Voorafbestaande lichten en uitzchten door bestemming van de huisvader kunnen niet gesanctioneerd worden door een vordering tot afbraak.
De erfdienstbaarhied dient en beschermt privé-eigendommen en dus niet de openbare weg. Aldus is er geen wettelijk beletsel om een uitzicht te openen op een verkeersweg (Cass., 22 november 1973, Arr. Cass., 1974, 330; Pas., 1974, I, 315; R.W., 1973-74, 2207; J.T., 1974, 172).
In bepaalde gevallen kan een vordering tot afbraak tocht rechtsmisbruik uitmaken. Hierbij wordt dan rekening gehouden met het wederzijds belang, de duurtijd van een voorafbestaande situatie, de omvang van de inkijk en de beperking, de doelstelling van de wettelijke bepaling... (Cass., 19 november 1987, Arr. Cass., 1987-88, 354; Pas., 1988, I, 332; R.W., 1987-88, 1060; T. Vred., 1993, 360 e.v.; Vuye, H., `Lichten en uitzichten, rechtsmisbruik en burenhinder', T. Vred., 1993, 354). Zie ook Cass., 10 april 1981, Pas., 1981, I, 906; Concl. Adv. Gen. Dumon, F., R.W., 1981-82, 1005; J.T., 1982, 41; Arr. Cass., 1980–81, 930).
Het recht op uitzicht is een voortdurende en zichtbare erfdienstbaarheid die door een dertigjarig bezit kan worden verkregen. (Cass. AR 6949, 25 mei 1990).

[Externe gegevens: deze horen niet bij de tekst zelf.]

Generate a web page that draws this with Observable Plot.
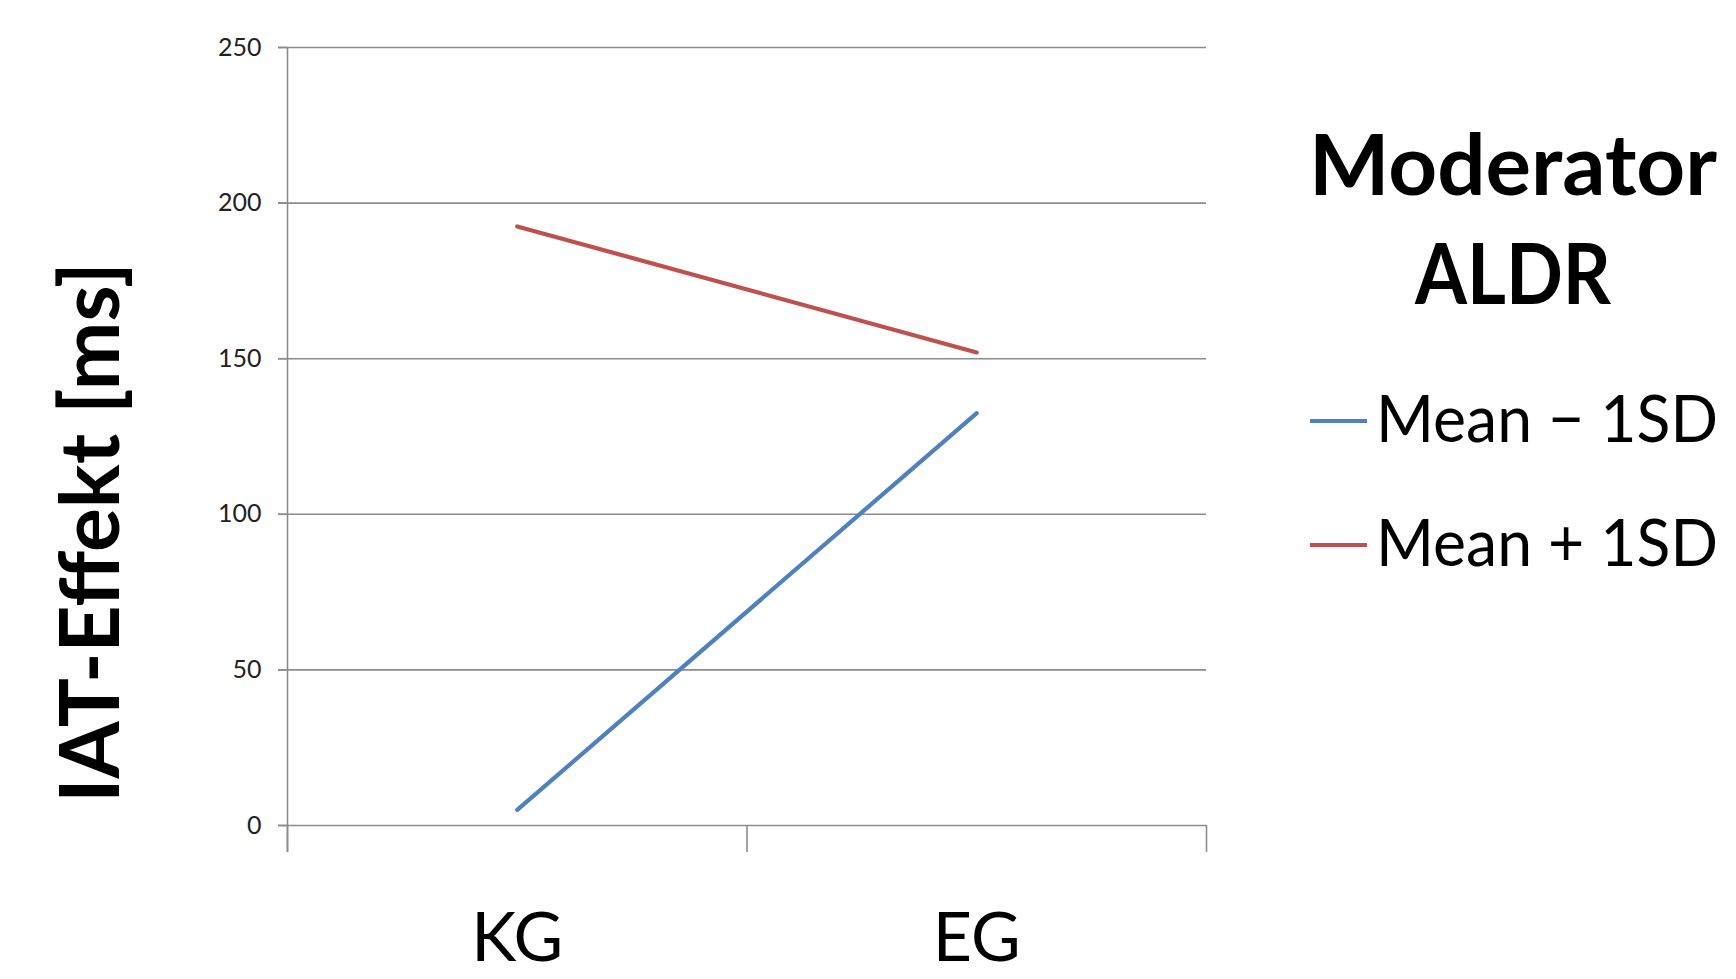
<!DOCTYPE html>
<html>
<head>
<meta charset="utf-8">
<script src="https://cdn.jsdelivr.net/npm/d3@7"></script>
<script src="https://cdn.jsdelivr.net/npm/@observablehq/plot@0.6"></script>
<style>
  html, body { margin: 0; padding: 0; background: #fff; }
  #wrap { position: relative; width: 1736px; height: 979px; overflow: hidden; font-family: Lato, "Open Sans", sans-serif; }
  #legend { position: absolute; left: 0; top: 0; }
</style>
</head>
<body>
<div id="wrap"></div>
<script>
const groups = ["KG", "EG"];
const seriesNames = ["Mean − 1SD", "Mean + 1SD"];
const seriesColors = ["#4f81bd", "#c0504d"];
const meanMinus1SD = [5, 132.5];
const meanPlus1SD = [192.5, 152];
const yTicks = [0, 50, 100, 150, 200, 250];
const yTitle = "IAT-Effekt [ms]";
const legendTitle = ["Moderator", "ALDR"];

const data = [];
[meanMinus1SD, meanPlus1SD].forEach((vals, s) => {
  vals.forEach((v, i) => data.push({ series: seriesNames[s], group: groups[i], xi: i + 0.5, value: v }));
});

const chart = Plot.plot({
  width: 1736,
  height: 979,
  marginLeft: 287,
  marginRight: 530,
  marginTop: 47,
  marginBottom: 154,
  style: { fontFamily: "Lato, 'Open Sans', sans-serif", background: "#fff" },
  x: { domain: [0, groups.length], axis: null },
  y: { domain: [0, 250], axis: null },
  color: { domain: seriesNames, range: seriesColors },
  marks: [
    Plot.gridY(yTicks, { stroke: "#8c8c8c", strokeOpacity: 1, strokeWidth: 1.6, insetLeft: -9 }),
    Plot.axisY(yTicks, { tickSize: 9, tickPadding: 17, fontSize: 25, stroke: "#8c8c8c", strokeWidth: 1.6, fill: "#222", label: null }),
    Plot.ruleX([0], { y1: 250, y2: 0, stroke: "#8c8c8c", strokeWidth: 1.6, insetBottom: -27 }),
    Plot.axisX(d3.range(groups.length + 1), { tickSize: 27, tickFormat: () => "", stroke: "#8c8c8c", strokeWidth: 1.6, label: null }),
    Plot.axisX(groups.map((g, i) => i + 0.5), { tickSize: 0, tickPadding: 87, tickFormat: (d) => groups[Math.floor(d)], fontSize: 68, fill: "#000", label: null }),
    Plot.line(data, { x: "xi", y: "value", z: "series", stroke: "series", strokeWidth: 4.2, strokeLinecap: "round" }),
    Plot.text([yTitle], { frameAnchor: "left", rotate: -90, dx: -195, dy: 96, fontSize: 82, fontWeight: 700, fill: "#000", textAnchor: "middle" })
  ]
});

const wrap = document.getElementById("wrap");
wrap.appendChild(chart);

// legend (drawn to the right of the plot)
const svg = d3.select(wrap).append("svg")
  .attr("id", "legend")
  .attr("width", 1736).attr("height", 979)
  .style("font-family", "Lato, 'Open Sans', sans-serif");

const titleBaselines = [195, 304];
const titleWidths = [408, 196];
legendTitle.forEach((t, i) => {
  svg.append("text")
    .attr("x", 1513).attr("y", titleBaselines[i])
    .attr("text-anchor", "middle")
    .attr("font-size", 84).attr("font-weight", 700)
    .attr("textLength", titleWidths[i]).attr("lengthAdjust", "spacingAndGlyphs")
    .attr("fill", "#000")
    .text(t);
});
seriesNames.forEach((name, i) => {
  const cy = 421 + i * 124;
  svg.append("line")
    .attr("x1", 1310).attr("x2", 1367).attr("y1", cy).attr("y2", cy)
    .attr("stroke", seriesColors[i]).attr("stroke-width", 4.2);
  svg.append("text")
    .attr("x", 1376).attr("y", cy + 21)
    .attr("font-size", 66)
    .attr("textLength", 342).attr("lengthAdjust", "spacingAndGlyphs")
    .attr("fill", "#000")
    .text(name);
});
</script>
</body>
</html>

De eigenaar van een erf die geconfronteerd wordt inkijk en dus vensters in strijd met de bepalingen van het burgerlijkwetboek, kan niet verhinderd worden op zijn grond een muur of schutting te plaatsen waardoor de inkijk wordt verhinderd (Cass., 15 mei 1959, R.W., 1959-60, 441; Pas., 1959, I, 941).